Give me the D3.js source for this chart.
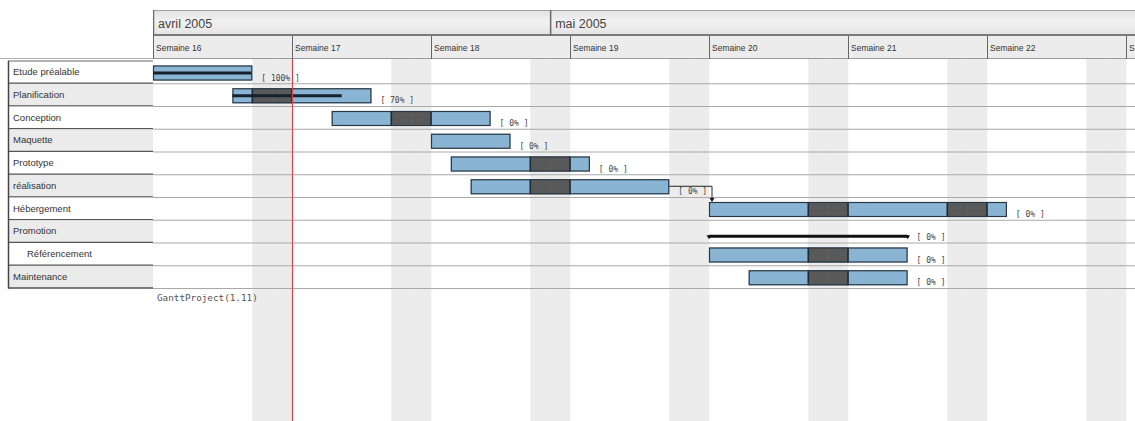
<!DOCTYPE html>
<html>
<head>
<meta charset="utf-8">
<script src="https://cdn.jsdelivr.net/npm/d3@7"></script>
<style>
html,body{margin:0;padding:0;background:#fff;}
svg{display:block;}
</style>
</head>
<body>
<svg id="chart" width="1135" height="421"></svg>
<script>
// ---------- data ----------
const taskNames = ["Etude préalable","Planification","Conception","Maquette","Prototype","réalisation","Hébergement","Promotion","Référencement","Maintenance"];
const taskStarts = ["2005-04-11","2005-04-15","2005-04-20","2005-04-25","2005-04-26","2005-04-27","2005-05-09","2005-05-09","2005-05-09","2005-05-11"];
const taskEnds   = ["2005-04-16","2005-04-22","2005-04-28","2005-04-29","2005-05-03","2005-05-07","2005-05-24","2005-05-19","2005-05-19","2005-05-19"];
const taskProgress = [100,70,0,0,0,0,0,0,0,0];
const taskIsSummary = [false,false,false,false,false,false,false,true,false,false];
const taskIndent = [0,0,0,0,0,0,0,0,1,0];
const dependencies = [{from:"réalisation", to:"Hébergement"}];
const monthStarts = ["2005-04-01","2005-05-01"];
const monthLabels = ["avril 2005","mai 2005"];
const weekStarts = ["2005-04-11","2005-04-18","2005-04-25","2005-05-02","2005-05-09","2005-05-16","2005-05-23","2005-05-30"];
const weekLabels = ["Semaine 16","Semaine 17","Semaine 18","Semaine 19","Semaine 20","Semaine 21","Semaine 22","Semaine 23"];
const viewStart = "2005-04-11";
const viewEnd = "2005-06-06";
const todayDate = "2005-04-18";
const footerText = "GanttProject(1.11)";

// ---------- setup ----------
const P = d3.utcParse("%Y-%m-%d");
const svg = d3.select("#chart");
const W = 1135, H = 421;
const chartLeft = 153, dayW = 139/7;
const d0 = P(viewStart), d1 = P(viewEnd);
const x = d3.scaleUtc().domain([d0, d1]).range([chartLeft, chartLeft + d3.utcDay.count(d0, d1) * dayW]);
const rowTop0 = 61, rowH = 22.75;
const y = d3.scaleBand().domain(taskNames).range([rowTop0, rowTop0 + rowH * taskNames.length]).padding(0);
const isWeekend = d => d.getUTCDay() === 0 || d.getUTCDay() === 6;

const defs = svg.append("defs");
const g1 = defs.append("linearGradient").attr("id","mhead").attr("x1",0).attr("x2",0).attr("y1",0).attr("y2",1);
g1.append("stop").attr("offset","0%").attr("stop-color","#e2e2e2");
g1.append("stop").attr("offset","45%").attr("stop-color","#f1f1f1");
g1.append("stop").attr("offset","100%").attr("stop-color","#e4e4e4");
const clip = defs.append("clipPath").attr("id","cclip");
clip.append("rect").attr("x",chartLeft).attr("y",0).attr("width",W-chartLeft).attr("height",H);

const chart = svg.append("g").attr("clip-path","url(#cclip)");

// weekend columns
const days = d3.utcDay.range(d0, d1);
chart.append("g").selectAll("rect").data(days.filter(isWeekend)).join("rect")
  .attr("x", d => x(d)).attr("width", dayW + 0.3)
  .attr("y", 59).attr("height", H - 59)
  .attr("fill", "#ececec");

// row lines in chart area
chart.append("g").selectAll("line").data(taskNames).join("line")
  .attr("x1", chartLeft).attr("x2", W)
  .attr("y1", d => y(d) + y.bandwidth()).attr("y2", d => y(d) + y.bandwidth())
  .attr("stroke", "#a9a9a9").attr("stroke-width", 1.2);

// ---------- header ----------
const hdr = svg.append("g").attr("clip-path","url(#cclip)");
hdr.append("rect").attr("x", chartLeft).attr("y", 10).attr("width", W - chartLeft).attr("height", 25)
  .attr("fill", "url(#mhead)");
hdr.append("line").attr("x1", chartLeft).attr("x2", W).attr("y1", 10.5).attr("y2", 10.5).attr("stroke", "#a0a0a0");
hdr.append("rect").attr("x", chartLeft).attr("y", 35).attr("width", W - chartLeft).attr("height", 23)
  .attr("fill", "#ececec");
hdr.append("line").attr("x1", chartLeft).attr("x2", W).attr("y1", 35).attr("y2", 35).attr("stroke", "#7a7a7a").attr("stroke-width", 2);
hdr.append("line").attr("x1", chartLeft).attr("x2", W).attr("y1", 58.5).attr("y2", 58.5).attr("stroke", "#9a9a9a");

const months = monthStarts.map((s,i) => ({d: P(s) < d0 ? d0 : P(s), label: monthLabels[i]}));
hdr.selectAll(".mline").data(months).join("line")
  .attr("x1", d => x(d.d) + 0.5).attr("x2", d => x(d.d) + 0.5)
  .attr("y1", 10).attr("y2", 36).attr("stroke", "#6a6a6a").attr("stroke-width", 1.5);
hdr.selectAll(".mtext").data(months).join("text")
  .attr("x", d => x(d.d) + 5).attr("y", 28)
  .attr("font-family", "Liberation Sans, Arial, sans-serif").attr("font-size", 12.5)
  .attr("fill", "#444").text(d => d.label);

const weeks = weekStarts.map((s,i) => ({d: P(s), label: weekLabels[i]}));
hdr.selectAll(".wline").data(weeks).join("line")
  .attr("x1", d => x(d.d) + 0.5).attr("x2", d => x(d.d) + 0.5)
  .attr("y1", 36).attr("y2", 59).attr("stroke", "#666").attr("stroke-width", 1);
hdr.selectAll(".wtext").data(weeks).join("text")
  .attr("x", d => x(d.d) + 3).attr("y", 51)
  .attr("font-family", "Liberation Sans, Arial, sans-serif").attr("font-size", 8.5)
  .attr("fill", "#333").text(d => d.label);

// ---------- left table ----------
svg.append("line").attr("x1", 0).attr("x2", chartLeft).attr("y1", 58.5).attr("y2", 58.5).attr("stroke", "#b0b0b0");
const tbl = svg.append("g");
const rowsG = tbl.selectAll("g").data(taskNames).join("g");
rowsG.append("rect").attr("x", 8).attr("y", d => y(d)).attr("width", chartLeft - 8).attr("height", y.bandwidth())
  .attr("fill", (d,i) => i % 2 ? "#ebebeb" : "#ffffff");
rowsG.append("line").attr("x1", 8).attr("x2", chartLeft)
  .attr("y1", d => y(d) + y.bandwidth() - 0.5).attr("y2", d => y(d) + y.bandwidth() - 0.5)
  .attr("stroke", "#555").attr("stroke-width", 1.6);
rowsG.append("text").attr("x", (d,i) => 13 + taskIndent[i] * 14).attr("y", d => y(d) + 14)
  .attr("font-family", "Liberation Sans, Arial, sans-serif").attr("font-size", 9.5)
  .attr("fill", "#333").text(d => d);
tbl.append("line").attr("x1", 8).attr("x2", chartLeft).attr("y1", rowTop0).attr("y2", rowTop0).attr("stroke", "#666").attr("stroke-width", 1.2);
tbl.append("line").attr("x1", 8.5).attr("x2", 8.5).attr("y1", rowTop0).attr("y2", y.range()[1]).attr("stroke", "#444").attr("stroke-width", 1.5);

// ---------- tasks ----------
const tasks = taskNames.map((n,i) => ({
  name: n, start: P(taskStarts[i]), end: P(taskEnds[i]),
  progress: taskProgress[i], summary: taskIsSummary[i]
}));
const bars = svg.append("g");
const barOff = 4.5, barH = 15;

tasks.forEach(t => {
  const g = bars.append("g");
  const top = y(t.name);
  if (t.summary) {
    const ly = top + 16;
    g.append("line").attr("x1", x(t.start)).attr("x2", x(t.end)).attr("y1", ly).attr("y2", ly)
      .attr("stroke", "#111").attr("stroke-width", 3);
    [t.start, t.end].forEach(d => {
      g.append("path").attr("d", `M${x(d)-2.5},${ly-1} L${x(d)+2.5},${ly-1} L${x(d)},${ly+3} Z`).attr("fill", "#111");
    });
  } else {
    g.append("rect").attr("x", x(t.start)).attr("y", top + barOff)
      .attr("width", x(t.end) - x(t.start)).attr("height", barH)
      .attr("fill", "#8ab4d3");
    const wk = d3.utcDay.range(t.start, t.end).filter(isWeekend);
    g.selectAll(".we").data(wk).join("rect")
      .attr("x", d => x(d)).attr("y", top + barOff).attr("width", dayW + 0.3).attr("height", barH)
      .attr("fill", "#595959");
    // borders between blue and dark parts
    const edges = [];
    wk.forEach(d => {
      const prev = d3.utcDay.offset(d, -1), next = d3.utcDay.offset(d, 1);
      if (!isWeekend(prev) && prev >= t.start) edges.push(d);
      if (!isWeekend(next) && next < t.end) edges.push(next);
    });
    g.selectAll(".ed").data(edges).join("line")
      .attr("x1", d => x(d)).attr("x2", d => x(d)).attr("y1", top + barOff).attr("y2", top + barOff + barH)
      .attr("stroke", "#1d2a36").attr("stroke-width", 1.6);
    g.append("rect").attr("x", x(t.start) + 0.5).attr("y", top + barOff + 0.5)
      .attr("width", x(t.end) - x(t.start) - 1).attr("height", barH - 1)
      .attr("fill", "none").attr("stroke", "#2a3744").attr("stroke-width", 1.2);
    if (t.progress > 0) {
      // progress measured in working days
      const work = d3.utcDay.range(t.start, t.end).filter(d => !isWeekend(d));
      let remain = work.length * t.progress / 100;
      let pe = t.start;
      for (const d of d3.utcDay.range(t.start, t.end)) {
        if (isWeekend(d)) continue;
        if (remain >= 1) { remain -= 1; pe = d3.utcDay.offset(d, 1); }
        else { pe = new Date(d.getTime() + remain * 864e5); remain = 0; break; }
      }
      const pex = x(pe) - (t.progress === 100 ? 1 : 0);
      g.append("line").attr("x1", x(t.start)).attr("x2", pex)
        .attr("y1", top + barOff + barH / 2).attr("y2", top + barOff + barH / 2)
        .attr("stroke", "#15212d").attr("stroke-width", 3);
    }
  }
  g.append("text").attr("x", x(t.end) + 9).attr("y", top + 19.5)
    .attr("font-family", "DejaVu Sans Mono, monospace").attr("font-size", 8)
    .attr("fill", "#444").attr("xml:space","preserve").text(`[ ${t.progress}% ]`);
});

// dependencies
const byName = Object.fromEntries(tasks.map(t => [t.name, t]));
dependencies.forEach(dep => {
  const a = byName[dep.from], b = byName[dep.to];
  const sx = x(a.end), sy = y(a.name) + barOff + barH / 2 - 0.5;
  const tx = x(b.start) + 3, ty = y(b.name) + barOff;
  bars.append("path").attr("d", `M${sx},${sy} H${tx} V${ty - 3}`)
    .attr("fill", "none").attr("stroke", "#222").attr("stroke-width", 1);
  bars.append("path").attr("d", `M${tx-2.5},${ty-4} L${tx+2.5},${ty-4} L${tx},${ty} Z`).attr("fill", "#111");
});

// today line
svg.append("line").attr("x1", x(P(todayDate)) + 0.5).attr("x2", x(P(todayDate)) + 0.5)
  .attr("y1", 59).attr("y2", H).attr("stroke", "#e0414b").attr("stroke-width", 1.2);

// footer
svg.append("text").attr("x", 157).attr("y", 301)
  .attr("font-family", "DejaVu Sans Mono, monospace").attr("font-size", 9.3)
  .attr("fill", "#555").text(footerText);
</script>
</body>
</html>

Given exercise: From the first line above to the line containing "const isWeekend = d", repeat each line exactly. Pictures stay out.

Full response:
Give me the D3.js source for this chart.
<!DOCTYPE html>
<html>
<head>
<meta charset="utf-8">
<script src="https://cdn.jsdelivr.net/npm/d3@7"></script>
<style>
html,body{margin:0;padding:0;background:#fff;}
svg{display:block;}
</style>
</head>
<body>
<svg id="chart" width="1135" height="421"></svg>
<script>
// ---------- data ----------
const taskNames = ["Etude préalable","Planification","Conception","Maquette","Prototype","réalisation","Hébergement","Promotion","Référencement","Maintenance"];
const taskStarts = ["2005-04-11","2005-04-15","2005-04-20","2005-04-25","2005-04-26","2005-04-27","2005-05-09","2005-05-09","2005-05-09","2005-05-11"];
const taskEnds   = ["2005-04-16","2005-04-22","2005-04-28","2005-04-29","2005-05-03","2005-05-07","2005-05-24","2005-05-19","2005-05-19","2005-05-19"];
const taskProgress = [100,70,0,0,0,0,0,0,0,0];
const taskIsSummary = [false,false,false,false,false,false,false,true,false,false];
const taskIndent = [0,0,0,0,0,0,0,0,1,0];
const dependencies = [{from:"réalisation", to:"Hébergement"}];
const monthStarts = ["2005-04-01","2005-05-01"];
const monthLabels = ["avril 2005","mai 2005"];
const weekStarts = ["2005-04-11","2005-04-18","2005-04-25","2005-05-02","2005-05-09","2005-05-16","2005-05-23","2005-05-30"];
const weekLabels = ["Semaine 16","Semaine 17","Semaine 18","Semaine 19","Semaine 20","Semaine 21","Semaine 22","Semaine 23"];
const viewStart = "2005-04-11";
const viewEnd = "2005-06-06";
const todayDate = "2005-04-18";
const footerText = "GanttProject(1.11)";

// ---------- setup ----------
const P = d3.utcParse("%Y-%m-%d");
const svg = d3.select("#chart");
const W = 1135, H = 421;
const chartLeft = 153, dayW = 139/7;
const d0 = P(viewStart), d1 = P(viewEnd);
const x = d3.scaleUtc().domain([d0, d1]).range([chartLeft, chartLeft + d3.utcDay.count(d0, d1) * dayW]);
const rowTop0 = 61, rowH = 22.75;
const y = d3.scaleBand().domain(taskNames).range([rowTop0, rowTop0 + rowH * taskNames.length]).padding(0);
const isWeekend = d => d.getUTCDay() === 0 || d.getUTCDay() === 6;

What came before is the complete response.